-- Aim of the exercise --
Every record below should be transcribed exactly. Omit the images.

=-=-=

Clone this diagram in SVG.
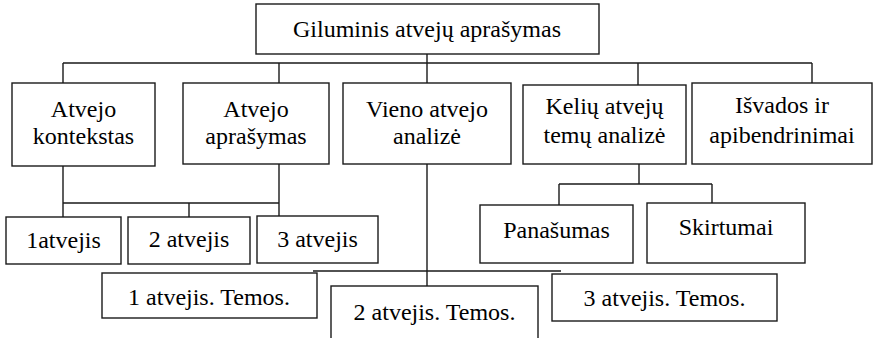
<svg xmlns="http://www.w3.org/2000/svg" width="873" height="338" viewBox="0 0 873 338">
<style>
rect{fill:#fff;stroke:#1a1a1a;stroke-width:1.4}
.c path{fill:none;stroke:#1a1a1a;stroke-width:1.4}
svg text, text.t{font-family:'Liberation Serif',serif !important;font-size:24px;fill:#000;text-anchor:middle}
</style>
<rect x="0" y="0" width="873" height="338" style="stroke:none"/>
<g class="c" id="connectors">
<path d="M427 54V83M63 63H812M63 63V83M279 63V83M638 63V85M812 63V83"/>
<path d="M63 166V217M279 164V216M63 203H279M189 203V217"/>
<path d="M427 164V286M313 271H561"/>
<path d="M639 164V184M559 184H712M559 184V205M712 184V203"/>
</g>
<g id="n-root"><rect x="256" y="4" width="343" height="50"/><text class="t" x="427" y="37">Giluminis atvejų aprašymas</text></g>
<g id="n-kontekstas"><rect x="12" y="83" width="143" height="83"/><text class="t" x="83.5" y="117">Atvejo</text><text class="t" x="83.5" y="144">kontekstas</text></g>
<g id="n-aprasymas"><rect x="183" y="83" width="146" height="81"/><text class="t" x="256" y="117">Atvejo</text><text class="t" x="256" y="144">aprašymas</text></g>
<g id="n-vieno"><rect x="343" y="83" width="168" height="81"/><text class="t" x="427" y="117">Vieno atvejo</text><text class="t" x="427" y="144">analizė</text></g>
<g id="n-keliu"><rect x="523" y="85" width="163" height="79"/><text class="t" x="604.5" y="114">Kelių atvejų</text><text class="t" x="604.5" y="143">temų analizė</text></g>
<g id="n-isvados"><rect x="692" y="83" width="180" height="81"/><text class="t" x="782" y="113">Išvados ir</text><text class="t" x="782" y="143">apibendrinimai</text></g>
<g id="n-a1"><rect x="6" y="217" width="115" height="47"/><text class="t" x="63.5" y="248">1atvejis</text></g>
<g id="n-a2"><rect x="128" y="217" width="122" height="47"/><text class="t" x="189" y="247">2 atvejis</text></g>
<g id="n-a3"><rect x="257" y="216" width="121" height="47"/><text class="t" x="317.5" y="247">3 atvejis</text></g>
<g id="n-panasumas"><rect x="480" y="205" width="153" height="58"/><text class="t" x="556.5" y="238">Panašumas</text></g>
<g id="n-skirtumai"><rect x="647" y="203" width="158" height="60"/><text class="t" x="726" y="235">Skirtumai</text></g>
<g id="n-t1"><rect x="102" y="273" width="215" height="45"/><text class="t" x="209" y="305">1 atvejis. Temos.</text></g>
<g id="n-t2"><rect x="331" y="286" width="207" height="60"/><text class="t" x="434.5" y="320">2 atvejis. Temos.</text></g>
<g id="n-t3"><rect x="552" y="274" width="225" height="47"/><text class="t" x="664.5" y="306">3 atvejis. Temos.</text></g>
</svg>
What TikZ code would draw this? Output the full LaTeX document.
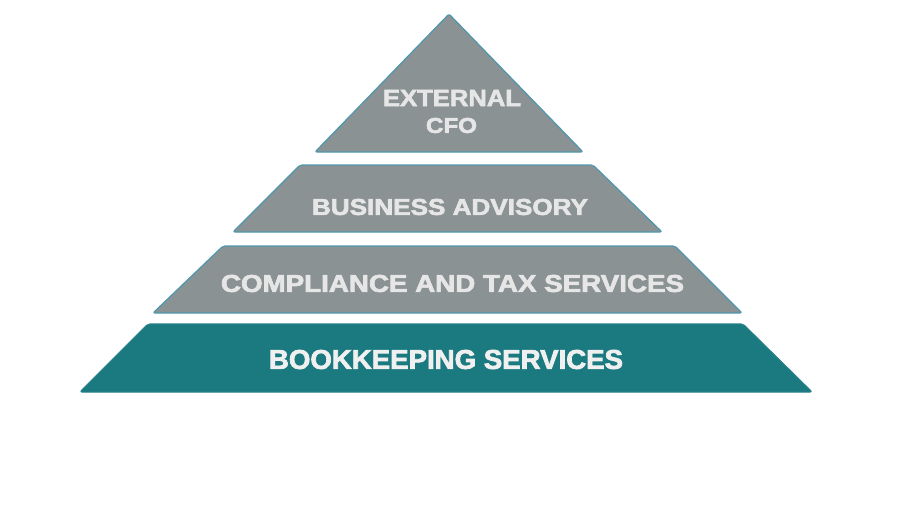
\documentclass[tikz,border=0pt]{standalone}
\usepackage{graphicx}
\usepackage{fontspec}
\setmainfont{Liberation Sans}[BoldFeatures={FakeBold=2.6}]
\definecolor{tiergray}{HTML}{8A9293}
\definecolor{tierteal}{HTML}{1B7A80}
\definecolor{tieredge}{HTML}{4F97AE}
\definecolor{tiertext}{HTML}{E6E6E6}
\tikzset{
  tier/.style={draw=tieredge, line width=1.2pt, rounded corners=2pt, line join=round},
  tierlabel/.style={text=tiertext, inner sep=0pt, font=\bfseries, anchor=center},
}
\begin{document}
\begin{tikzpicture}[x=1pt,y=-1pt]
\useasboundingbox (0,0) rectangle (915,507);
% apex triangle
\path[tier, fill=tiergray] (315,152) -- (449,14) -- (583,152) -- cycle;
% business advisory
\path[tier, fill=tiergray] (233,232) -- (300,165) -- (593,165) -- (662,232) -- cycle;
% compliance
\path[tier, fill=tiergray] (153,313) -- (223,246) -- (675,246) -- (742,313) -- cycle;
% bookkeeping
\path[tier, fill=tierteal, draw=tierteal!80!tieredge] (80,392) -- (148,324) -- (743,324) -- (812,392) -- cycle;
% labels
\node[tierlabel] (ext) at (452,98) {\resizebox{138pt}{16pt}{EXTERNAL}};
\node[tierlabel] (cfo) at (451.5,125.5) {\resizebox{51pt}{15pt}{CFO}};
\node[tierlabel] (bus) at (450,207) {\resizebox{276pt}{16pt}{BUSINESS ADVISORY}};
\node[tierlabel] (comp) at (452.5,283.5) {\resizebox{463pt}{17pt}{COMPLIANCE AND TAX SERVICES}};
\node[tierlabel, text=white!94!black] (book) at (446,359.5) {\resizebox{354pt}{19pt}{BOOKKEEPING SERVICES}};
\end{tikzpicture}
\end{document}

=-=-=

-- Response below --
Clone this diagram in SVG.
<svg xmlns="http://www.w3.org/2000/svg" width="873" height="338" viewBox="0 0 873 338">
<style>
rect{fill:#fff;stroke:#1a1a1a;stroke-width:1.4}
.c path{fill:none;stroke:#1a1a1a;stroke-width:1.4}
svg text, text.t{font-family:'Liberation Serif',serif !important;font-size:24px;fill:#000;text-anchor:middle}
</style>
<rect x="0" y="0" width="873" height="338" style="stroke:none"/>
<g class="c" id="connectors">
<path d="M427 54V83M63 63H812M63 63V83M279 63V83M638 63V85M812 63V83"/>
<path d="M63 166V217M279 164V216M63 203H279M189 203V217"/>
<path d="M427 164V286M313 271H561"/>
<path d="M639 164V184M559 184H712M559 184V205M712 184V203"/>
</g>
<g id="n-root"><rect x="256" y="4" width="343" height="50"/><text class="t" x="427" y="37">Giluminis atvejų aprašymas</text></g>
<g id="n-kontekstas"><rect x="12" y="83" width="143" height="83"/><text class="t" x="83.5" y="117">Atvejo</text><text class="t" x="83.5" y="144">kontekstas</text></g>
<g id="n-aprasymas"><rect x="183" y="83" width="146" height="81"/><text class="t" x="256" y="117">Atvejo</text><text class="t" x="256" y="144">aprašymas</text></g>
<g id="n-vieno"><rect x="343" y="83" width="168" height="81"/><text class="t" x="427" y="117">Vieno atvejo</text><text class="t" x="427" y="144">analizė</text></g>
<g id="n-keliu"><rect x="523" y="85" width="163" height="79"/><text class="t" x="604.5" y="114">Kelių atvejų</text><text class="t" x="604.5" y="143">temų analizė</text></g>
<g id="n-isvados"><rect x="692" y="83" width="180" height="81"/><text class="t" x="782" y="113">Išvados ir</text><text class="t" x="782" y="143">apibendrinimai</text></g>
<g id="n-a1"><rect x="6" y="217" width="115" height="47"/><text class="t" x="63.5" y="248">1atvejis</text></g>
<g id="n-a2"><rect x="128" y="217" width="122" height="47"/><text class="t" x="189" y="247">2 atvejis</text></g>
<g id="n-a3"><rect x="257" y="216" width="121" height="47"/><text class="t" x="317.5" y="247">3 atvejis</text></g>
<g id="n-panasumas"><rect x="480" y="205" width="153" height="58"/><text class="t" x="556.5" y="238">Panašumas</text></g>
<g id="n-skirtumai"><rect x="647" y="203" width="158" height="60"/><text class="t" x="726" y="235">Skirtumai</text></g>
<g id="n-t1"><rect x="102" y="273" width="215" height="45"/><text class="t" x="209" y="305">1 atvejis. Temos.</text></g>
<g id="n-t2"><rect x="331" y="286" width="207" height="60"/><text class="t" x="434.5" y="320">2 atvejis. Temos.</text></g>
<g id="n-t3"><rect x="552" y="274" width="225" height="47"/><text class="t" x="664.5" y="306">3 atvejis. Temos.</text></g>
</svg>
What TikZ code would draw this? Output the full LaTeX document.
\documentclass[tikz,border=0pt]{standalone}
\usepackage{graphicx}
\usepackage{fontspec}
\setmainfont{Liberation Sans}[BoldFeatures={FakeBold=2.6}]
\definecolor{tiergray}{HTML}{8A9293}
\definecolor{tierteal}{HTML}{1B7A80}
\definecolor{tieredge}{HTML}{4F97AE}
\definecolor{tiertext}{HTML}{E6E6E6}
\tikzset{
  tier/.style={draw=tieredge, line width=1.2pt, rounded corners=2pt, line join=round},
  tierlabel/.style={text=tiertext, inner sep=0pt, font=\bfseries, anchor=center},
}
\begin{document}
\begin{tikzpicture}[x=1pt,y=-1pt]
\useasboundingbox (0,0) rectangle (915,507);
% apex triangle
\path[tier, fill=tiergray] (315,152) -- (449,14) -- (583,152) -- cycle;
% business advisory
\path[tier, fill=tiergray] (233,232) -- (300,165) -- (593,165) -- (662,232) -- cycle;
% compliance
\path[tier, fill=tiergray] (153,313) -- (223,246) -- (675,246) -- (742,313) -- cycle;
% bookkeeping
\path[tier, fill=tierteal, draw=tierteal!80!tieredge] (80,392) -- (148,324) -- (743,324) -- (812,392) -- cycle;
% labels
\node[tierlabel] (ext) at (452,98) {\resizebox{138pt}{16pt}{EXTERNAL}};
\node[tierlabel] (cfo) at (451.5,125.5) {\resizebox{51pt}{15pt}{CFO}};
\node[tierlabel] (bus) at (450,207) {\resizebox{276pt}{16pt}{BUSINESS ADVISORY}};
\node[tierlabel] (comp) at (452.5,283.5) {\resizebox{463pt}{17pt}{COMPLIANCE AND TAX SERVICES}};
\node[tierlabel, text=white!94!black] (book) at (446,359.5) {\resizebox{354pt}{19pt}{BOOKKEEPING SERVICES}};
\end{tikzpicture}
\end{document}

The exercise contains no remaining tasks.